The resistance of Nepal’s elite to land reform, a continual opposition to genuine trade union rights in the enterprises it controlled and rampant corruption all added to the sense of alienation of an increasingly marginalised and impoverished general population.

If Nepal’s mainstream political parties could not alleviate the situation it was not simply a matter of their failures or propensity to fight amongst themselves (where in the world is this otherwise?), but the result of the economic elite’s refusal to countenance any real change to their privileges and power.

Thus, in a period of political and economic stagnation, Nepal’s Maoists, after initially participating in the parliamentary process, went ‘underground’ in 1996, launching an armed campaign to overthrow the monarchy. The 2001 Royal massacre and suicide by Crown Prince Dipendra and the abrogation of parliament placed even greater strain on the country. The Maoists saw this, and used it as part of their propaganda, as ‘proof’ of the anti-democratic nature of the monarchy.

Moving to greater strength in the ensuing years, the Maoists agreed to a cease-fire and talks in 2003. These talks stumbled on the question of the monarchy and the confinement of Royal Nepalese Army (RNA) forces to barracks.

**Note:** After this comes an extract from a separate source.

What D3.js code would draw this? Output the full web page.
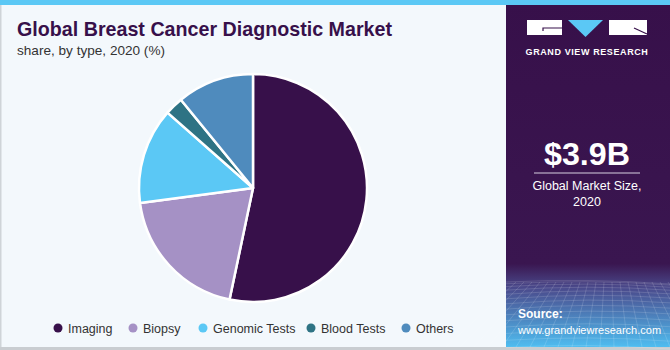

The final collapse of the cease-fire was precipitated by the killing of 19 unarmed CPN-M members by a RNA officer in Doramba, eastern Nepal, in August 2003 (Frontline, 11-24 September 2004).

CPN-M insists on a republic (party representatives have stated that the armed struggle would cease upon the formation of a non-communist republic; how true this may be is uncertain, see Business Standard, 19 August 2004). The monarchy insists on retaining its political and economic dominance.

The eight years of civil war have brought about a terrible decline in civil and human rights in Nepal. According to Nepal’s independent human rights organisation INSEC, over 10,000 people have died, two-thirds at the hands of the state, one-third by the Maoists (see The Nepali Times, 13-19 August 2004).

Violence committed by any side - whether Maoists or the government - is totally unacceptable. It is Nepal’s civilians who bear the brunt of the unjustifiable casualties and abuse resulting from this war. The international trade union movement must condemn without equivocation the violence perpetrated by all sides and the loss of democratic and trade union rights.

Yet, the great tragedy of Nepal’s situation is that the stubborn resistance of the country’s elite to genuine reform opened the way for an armed movement to win many converts.

A solution to Nepal’s problems now requires the elite to show uncharacteristic humility and reform Nepal’s power structures. Peace and stability in Nepal is possible, but to achieve these there must be recognition of the causes of the present conflict and the barriers to their resolution.

Genuine peace efforts built on the restoration of multi-party democracy and rights, the provision of safety to all people, a cease-fire and a commitment by all to the negotiated resolution of Nepal’s inequalities, in particular through proper land reform and food security, are what could bring an end to the civil war.